#### WHAT IS REQUIRED:
Set all the material down again unchanged, without the pictures.

#### MATERIAL:
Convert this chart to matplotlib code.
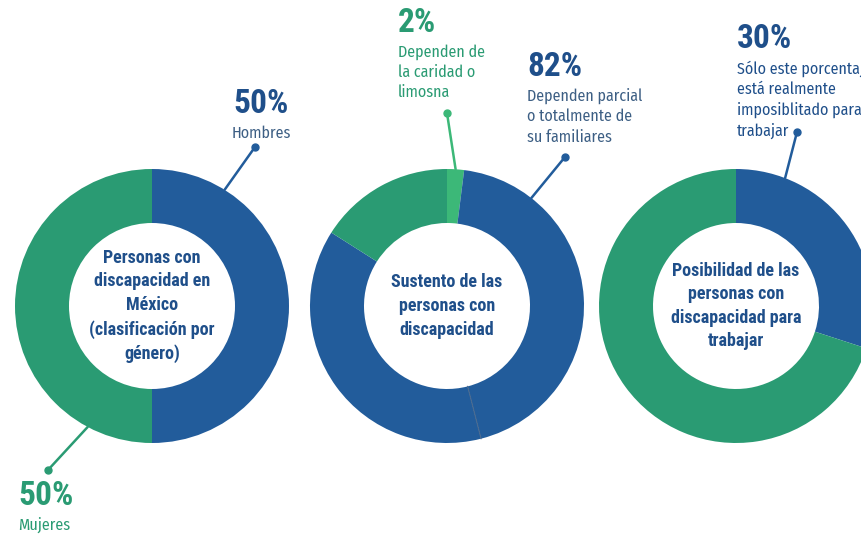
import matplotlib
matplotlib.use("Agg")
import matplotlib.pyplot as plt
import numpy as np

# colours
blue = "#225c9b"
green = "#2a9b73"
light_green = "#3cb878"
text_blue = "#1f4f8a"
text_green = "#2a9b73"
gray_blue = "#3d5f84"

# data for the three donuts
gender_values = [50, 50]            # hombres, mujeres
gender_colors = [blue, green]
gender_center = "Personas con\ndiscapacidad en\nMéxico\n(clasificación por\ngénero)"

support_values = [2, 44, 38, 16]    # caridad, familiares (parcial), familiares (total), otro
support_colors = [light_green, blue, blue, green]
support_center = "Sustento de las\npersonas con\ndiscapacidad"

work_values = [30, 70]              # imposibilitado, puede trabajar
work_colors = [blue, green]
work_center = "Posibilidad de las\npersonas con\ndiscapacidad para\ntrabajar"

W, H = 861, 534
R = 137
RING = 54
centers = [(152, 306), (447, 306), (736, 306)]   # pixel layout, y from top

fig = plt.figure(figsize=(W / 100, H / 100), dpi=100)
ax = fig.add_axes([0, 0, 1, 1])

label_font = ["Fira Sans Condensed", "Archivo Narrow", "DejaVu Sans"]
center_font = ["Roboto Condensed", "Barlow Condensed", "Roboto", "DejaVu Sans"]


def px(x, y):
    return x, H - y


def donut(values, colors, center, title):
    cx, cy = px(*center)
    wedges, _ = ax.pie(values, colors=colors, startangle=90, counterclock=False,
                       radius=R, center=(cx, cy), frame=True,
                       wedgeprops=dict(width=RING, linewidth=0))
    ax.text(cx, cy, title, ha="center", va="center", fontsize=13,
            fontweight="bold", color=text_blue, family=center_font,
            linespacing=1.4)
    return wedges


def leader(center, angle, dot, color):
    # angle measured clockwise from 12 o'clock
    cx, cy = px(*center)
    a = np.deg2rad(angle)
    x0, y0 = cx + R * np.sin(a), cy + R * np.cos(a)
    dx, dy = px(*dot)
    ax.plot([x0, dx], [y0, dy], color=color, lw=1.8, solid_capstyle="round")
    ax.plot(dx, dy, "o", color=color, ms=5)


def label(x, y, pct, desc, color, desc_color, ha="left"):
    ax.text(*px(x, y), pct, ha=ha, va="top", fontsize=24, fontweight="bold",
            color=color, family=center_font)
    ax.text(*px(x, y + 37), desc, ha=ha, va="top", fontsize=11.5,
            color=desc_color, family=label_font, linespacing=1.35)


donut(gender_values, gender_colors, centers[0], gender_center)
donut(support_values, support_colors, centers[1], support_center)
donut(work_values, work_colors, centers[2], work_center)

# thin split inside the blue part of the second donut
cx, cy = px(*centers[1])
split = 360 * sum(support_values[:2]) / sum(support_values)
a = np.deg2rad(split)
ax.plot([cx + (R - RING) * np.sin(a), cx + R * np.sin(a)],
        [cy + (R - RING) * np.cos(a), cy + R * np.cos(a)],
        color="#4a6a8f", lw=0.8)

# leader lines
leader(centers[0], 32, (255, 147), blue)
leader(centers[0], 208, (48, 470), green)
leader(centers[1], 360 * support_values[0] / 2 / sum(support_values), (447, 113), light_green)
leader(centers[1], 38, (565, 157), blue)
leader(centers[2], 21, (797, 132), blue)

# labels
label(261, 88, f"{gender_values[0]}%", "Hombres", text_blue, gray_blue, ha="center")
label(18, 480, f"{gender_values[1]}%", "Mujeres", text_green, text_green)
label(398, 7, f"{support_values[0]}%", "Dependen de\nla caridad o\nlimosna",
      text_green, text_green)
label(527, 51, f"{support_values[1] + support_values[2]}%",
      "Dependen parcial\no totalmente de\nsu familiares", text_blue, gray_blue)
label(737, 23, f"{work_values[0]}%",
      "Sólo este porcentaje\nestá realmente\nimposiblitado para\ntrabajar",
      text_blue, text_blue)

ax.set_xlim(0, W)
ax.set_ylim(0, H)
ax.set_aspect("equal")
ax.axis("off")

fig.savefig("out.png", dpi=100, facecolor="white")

#### WRITTEN RESPONSE:
Convert this chart to matplotlib code.
import matplotlib
matplotlib.use("Agg")
import matplotlib.pyplot as plt
import numpy as np

# colours
blue = "#225c9b"
green = "#2a9b73"
light_green = "#3cb878"
text_blue = "#1f4f8a"
text_green = "#2a9b73"
gray_blue = "#3d5f84"

# data for the three donuts
gender_values = [50, 50]            # hombres, mujeres
gender_colors = [blue, green]
gender_center = "Personas con\ndiscapacidad en\nMéxico\n(clasificación por\ngénero)"

support_values = [2, 44, 38, 16]    # caridad, familiares (parcial), familiares (total), otro
support_colors = [light_green, blue, blue, green]
support_center = "Sustento de las\npersonas con\ndiscapacidad"

work_values = [30, 70]              # imposibilitado, puede trabajar
work_colors = [blue, green]
work_center = "Posibilidad de las\npersonas con\ndiscapacidad para\ntrabajar"

W, H = 861, 534
R = 137
RING = 54
centers = [(152, 306), (447, 306), (736, 306)]   # pixel layout, y from top

fig = plt.figure(figsize=(W / 100, H / 100), dpi=100)
ax = fig.add_axes([0, 0, 1, 1])

label_font = ["Fira Sans Condensed", "Archivo Narrow", "DejaVu Sans"]
center_font = ["Roboto Condensed", "Barlow Condensed", "Roboto", "DejaVu Sans"]


def px(x, y):
    return x, H - y


def donut(values, colors, center, title):
    cx, cy = px(*center)
    wedges, _ = ax.pie(values, colors=colors, startangle=90, counterclock=False,
                       radius=R, center=(cx, cy), frame=True,
                       wedgeprops=dict(width=RING, linewidth=0))
    ax.text(cx, cy, title, ha="center", va="center", fontsize=13,
            fontweight="bold", color=text_blue, family=center_font,
            linespacing=1.4)
    return wedges


def leader(center, angle, dot, color):
    # angle measured clockwise from 12 o'clock
    cx, cy = px(*center)
    a = np.deg2rad(angle)
    x0, y0 = cx + R * np.sin(a), cy + R * np.cos(a)
    dx, dy = px(*dot)
    ax.plot([x0, dx], [y0, dy], color=color, lw=1.8, solid_capstyle="round")
    ax.plot(dx, dy, "o", color=color, ms=5)


def label(x, y, pct, desc, color, desc_color, ha="left"):
    ax.text(*px(x, y), pct, ha=ha, va="top", fontsize=24, fontweight="bold",
            color=color, family=center_font)
    ax.text(*px(x, y + 37), desc, ha=ha, va="top", fontsize=11.5,
            color=desc_color, family=label_font, linespacing=1.35)


donut(gender_values, gender_colors, centers[0], gender_center)
donut(support_values, support_colors, centers[1], support_center)
donut(work_values, work_colors, centers[2], work_center)

# thin split inside the blue part of the second donut
cx, cy = px(*centers[1])
split = 360 * sum(support_values[:2]) / sum(support_values)
a = np.deg2rad(split)
ax.plot([cx + (R - RING) * np.sin(a), cx + R * np.sin(a)],
        [cy + (R - RING) * np.cos(a), cy + R * np.cos(a)],
        color="#4a6a8f", lw=0.8)

# leader lines
leader(centers[0], 32, (255, 147), blue)
leader(centers[0], 208, (48, 470), green)
leader(centers[1], 360 * support_values[0] / 2 / sum(support_values), (447, 113), light_green)
leader(centers[1], 38, (565, 157), blue)
leader(centers[2], 21, (797, 132), blue)

# labels
label(261, 88, f"{gender_values[0]}%", "Hombres", text_blue, gray_blue, ha="center")
label(18, 480, f"{gender_values[1]}%", "Mujeres", text_green, text_green)
label(398, 7, f"{support_values[0]}%", "Dependen de\nla caridad o\nlimosna",
      text_green, text_green)
label(527, 51, f"{support_values[1] + support_values[2]}%",
      "Dependen parcial\no totalmente de\nsu familiares", text_blue, gray_blue)
label(737, 23, f"{work_values[0]}%",
      "Sólo este porcentaje\nestá realmente\nimposiblitado para\ntrabajar",
      text_blue, text_blue)

ax.set_xlim(0, W)
ax.set_ylim(0, H)
ax.set_aspect("equal")
ax.axis("off")

fig.savefig("out.png", dpi=100, facecolor="white")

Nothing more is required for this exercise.